Why branches are essential in Git - Performance Analysis
We want to understand how using branches in git affects the work done as projects grow.
How does the number of branches impact the operations git performs?
Analyze the time complexity of the following git commands related to branches.
# List all branches
$ git branch
# Create a new branch
$ git branch feature-xyz
# Switch to a branch
$ git checkout feature-xyz
# Merge a branch into current
$ git merge feature-xyz
This snippet shows common branch operations: listing, creating, switching, and merging branches.
Look at what repeats or grows with input size.
- Primary operation: Listing branches involves scanning all branch references.
- How many times: The scan happens once per list command, and the number of branches affects the work.
As the number of branches grows, some operations take longer.

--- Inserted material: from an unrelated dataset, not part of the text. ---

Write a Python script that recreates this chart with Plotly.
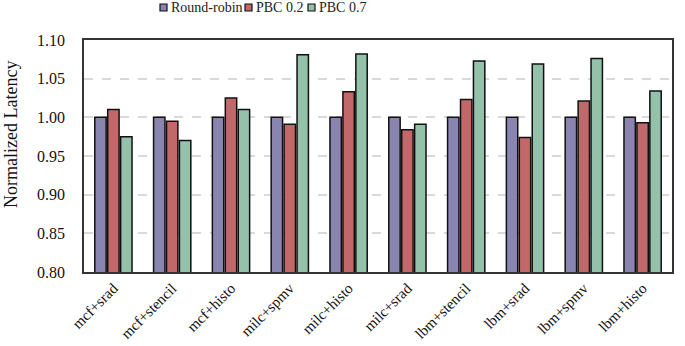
import plotly.graph_objects as go

categories = ["mcf+srad", "mcf+stencil", "mcf+histo", "milc+spmv", "milc+histo",
              "milc+srad", "lbm+stencil", "lbm+srad", "lbm+spmv", "lbm+histo"]
series_names = ["Round-robin", "PBC 0.2", "PBC 0.7"]
round_robin = [1.00, 1.00, 1.00, 1.00, 1.00, 1.00, 1.00, 1.00, 1.00, 1.00]
pbc_02 = [1.010, 0.995, 1.025, 0.991, 1.033, 0.984, 1.023, 0.974, 1.021, 0.993]
pbc_07 = [0.975, 0.970, 1.010, 1.081, 1.082, 0.991, 1.073, 1.069, 1.076, 1.034]
y_ticks = [0.80, 0.85, 0.90, 0.95, 1.00, 1.05, 1.10]

colors = ["#8A85B0", "#C3686A", "#94C1AA"]
FONT = "Liberation Serif, Times New Roman, serif"

fig = go.Figure()
for name, vals, col in zip(series_names, [round_robin, pbc_02, pbc_07], colors):
    fig.add_trace(go.Bar(x=categories, y=vals, name=name, showlegend=False,
                         marker=dict(color=col, line=dict(color="#111111", width=1.5))))

W, H = 685, 346
L, T = 84, 40
R = W - 672
B = H - 272
pw, ph = W - L - R, H - T - B
def px_x(p): return (p - L) / pw
def px_y(p): return (H - B - p) / ph

legend_box_x = [160, 245, 308]
for name, col, bx in zip(series_names, colors, legend_box_x):
    fig.add_shape(type="rect", xref="paper", yref="paper",
                  x0=px_x(bx), x1=px_x(bx + 7), y0=px_y(11), y1=px_y(4),
                  fillcolor=col, line=dict(color="#111111", width=1.2))
    fig.add_annotation(text=name, xref="paper", yref="paper", x=px_x(bx + 9), y=px_y(7.5),
                       xanchor="left", yanchor="middle", showarrow=False,
                       font=dict(family=FONT, size=14, color="#222222"))

# y-axis title
fig.add_annotation(text="Normalized Latency", xref="paper", yref="paper",
                   x=px_x(11), y=px_y(135), xanchor="center", yanchor="middle",
                   textangle=-90, showarrow=False,
                   font=dict(family=FONT, size=18, color="#111111"))

fig.update_layout(
    width=W, height=H,
    margin=dict(l=L, r=R, t=T, b=B, autoexpand=False),
    paper_bgcolor="white", plot_bgcolor="white",
    barmode="group", bargap=0.34, bargroupgap=0.12,
    font=dict(family=FONT, size=14, color="#111111"),
    showlegend=False,
    xaxis=dict(tickangle=-45, showline=True, mirror=True, linecolor="#333333", linewidth=1.5,
               ticks="", tickfont=dict(size=15), automargin=False),
    yaxis=dict(range=[0.80, 1.10], tickvals=y_ticks, tickformat=".2f",
               showline=True, mirror=True, linecolor="#333333", linewidth=1.5,
               showgrid=True, gridcolor="#D9D9D9", griddash="dash", gridwidth=1.5,
               ticks="", tickfont=dict(size=16), automargin=False, ticklabelstandoff=14),
)
fig.write_html("out.html", config={"displayModeBar": False},
               post_script="document.body.style.margin='0px';")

| Input Size (branches) | Approx. Operations |
|---|---|
| 10 | 10 branch refs scanned |
| 100 | 100 branch refs scanned |
| 1000 | 1000 branch refs scanned |
Pattern observation: Listing branches grows linearly with the number of branches.
Time Complexity: O(n)
This means the time to list branches grows directly with how many branches exist.
[X] Wrong: "Creating or switching branches takes the same time no matter how many branches exist."
[OK] Correct: Creating or switching branches is usually fast and does not depend on total branches, but listing branches scans all, so it grows with branch count.
Understanding how git handles branches helps you explain how tools scale with project size, a useful skill in real work.
What if git stored branches in a database instead of files? How would that change the time complexity of listing branches?